### SUPPLIED DATA
■ ■ ■

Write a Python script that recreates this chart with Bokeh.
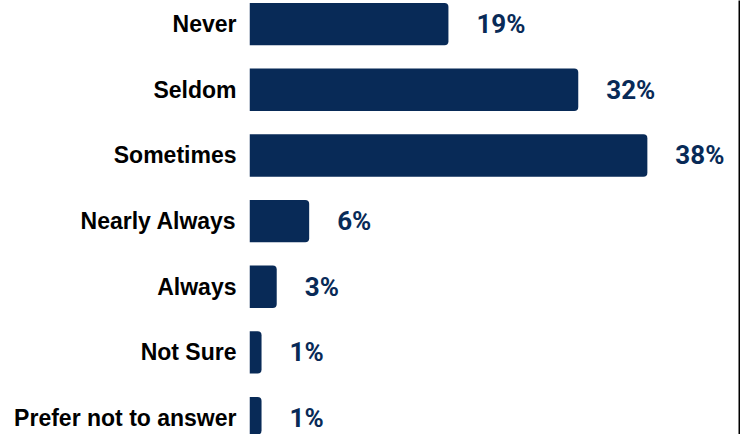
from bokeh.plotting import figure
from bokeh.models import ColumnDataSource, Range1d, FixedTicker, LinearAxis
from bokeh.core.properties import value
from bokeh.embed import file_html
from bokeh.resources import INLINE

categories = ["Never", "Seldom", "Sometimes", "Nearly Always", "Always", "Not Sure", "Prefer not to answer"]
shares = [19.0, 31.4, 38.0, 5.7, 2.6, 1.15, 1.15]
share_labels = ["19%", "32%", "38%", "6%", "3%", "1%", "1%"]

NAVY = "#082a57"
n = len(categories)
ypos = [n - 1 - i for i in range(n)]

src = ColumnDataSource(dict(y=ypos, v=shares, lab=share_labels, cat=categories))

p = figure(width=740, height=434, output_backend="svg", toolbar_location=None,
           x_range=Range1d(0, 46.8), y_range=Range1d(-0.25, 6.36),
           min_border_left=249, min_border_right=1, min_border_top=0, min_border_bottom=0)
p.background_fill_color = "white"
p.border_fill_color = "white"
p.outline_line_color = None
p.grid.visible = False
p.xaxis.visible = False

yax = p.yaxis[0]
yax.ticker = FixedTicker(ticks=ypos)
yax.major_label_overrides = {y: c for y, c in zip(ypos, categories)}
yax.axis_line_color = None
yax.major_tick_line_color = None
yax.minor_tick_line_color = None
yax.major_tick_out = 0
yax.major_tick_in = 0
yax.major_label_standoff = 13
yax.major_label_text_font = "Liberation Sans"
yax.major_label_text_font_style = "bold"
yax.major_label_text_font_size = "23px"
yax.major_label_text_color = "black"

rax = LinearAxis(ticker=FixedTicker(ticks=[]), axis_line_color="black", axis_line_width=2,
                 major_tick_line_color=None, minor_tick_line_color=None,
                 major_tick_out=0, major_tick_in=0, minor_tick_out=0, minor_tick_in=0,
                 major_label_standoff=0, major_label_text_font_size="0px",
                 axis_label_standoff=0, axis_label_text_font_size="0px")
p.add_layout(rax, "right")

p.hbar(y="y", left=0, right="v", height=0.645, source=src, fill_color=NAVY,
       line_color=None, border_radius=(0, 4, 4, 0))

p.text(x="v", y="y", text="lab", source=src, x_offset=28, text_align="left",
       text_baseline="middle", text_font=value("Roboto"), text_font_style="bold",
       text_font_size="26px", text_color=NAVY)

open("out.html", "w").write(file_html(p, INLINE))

■ ■ ■

### DO THIS
Return each line of the data, keeping its wording exact and omitting pictures.

### OUTPUT
Write a Python script that recreates this chart with Bokeh.
from bokeh.plotting import figure
from bokeh.models import ColumnDataSource, Range1d, FixedTicker, LinearAxis
from bokeh.core.properties import value
from bokeh.embed import file_html
from bokeh.resources import INLINE

categories = ["Never", "Seldom", "Sometimes", "Nearly Always", "Always", "Not Sure", "Prefer not to answer"]
shares = [19.0, 31.4, 38.0, 5.7, 2.6, 1.15, 1.15]
share_labels = ["19%", "32%", "38%", "6%", "3%", "1%", "1%"]

NAVY = "#082a57"
n = len(categories)
ypos = [n - 1 - i for i in range(n)]

src = ColumnDataSource(dict(y=ypos, v=shares, lab=share_labels, cat=categories))

p = figure(width=740, height=434, output_backend="svg", toolbar_location=None,
           x_range=Range1d(0, 46.8), y_range=Range1d(-0.25, 6.36),
           min_border_left=249, min_border_right=1, min_border_top=0, min_border_bottom=0)
p.background_fill_color = "white"
p.border_fill_color = "white"
p.outline_line_color = None
p.grid.visible = False
p.xaxis.visible = False

yax = p.yaxis[0]
yax.ticker = FixedTicker(ticks=ypos)
yax.major_label_overrides = {y: c for y, c in zip(ypos, categories)}
yax.axis_line_color = None
yax.major_tick_line_color = None
yax.minor_tick_line_color = None
yax.major_tick_out = 0
yax.major_tick_in = 0
yax.major_label_standoff = 13
yax.major_label_text_font = "Liberation Sans"
yax.major_label_text_font_style = "bold"
yax.major_label_text_font_size = "23px"
yax.major_label_text_color = "black"

rax = LinearAxis(ticker=FixedTicker(ticks=[]), axis_line_color="black", axis_line_width=2,
                 major_tick_line_color=None, minor_tick_line_color=None,
                 major_tick_out=0, major_tick_in=0, minor_tick_out=0, minor_tick_in=0,
                 major_label_standoff=0, major_label_text_font_size="0px",
                 axis_label_standoff=0, axis_label_text_font_size="0px")
p.add_layout(rax, "right")

p.hbar(y="y", left=0, right="v", height=0.645, source=src, fill_color=NAVY,
       line_color=None, border_radius=(0, 4, 4, 0))

p.text(x="v", y="y", text="lab", source=src, x_offset=28, text_align="left",
       text_baseline="middle", text_font=value("Roboto"), text_font_style="bold",
       text_font_size="26px", text_color=NAVY)

open("out.html", "w").write(file_html(p, INLINE))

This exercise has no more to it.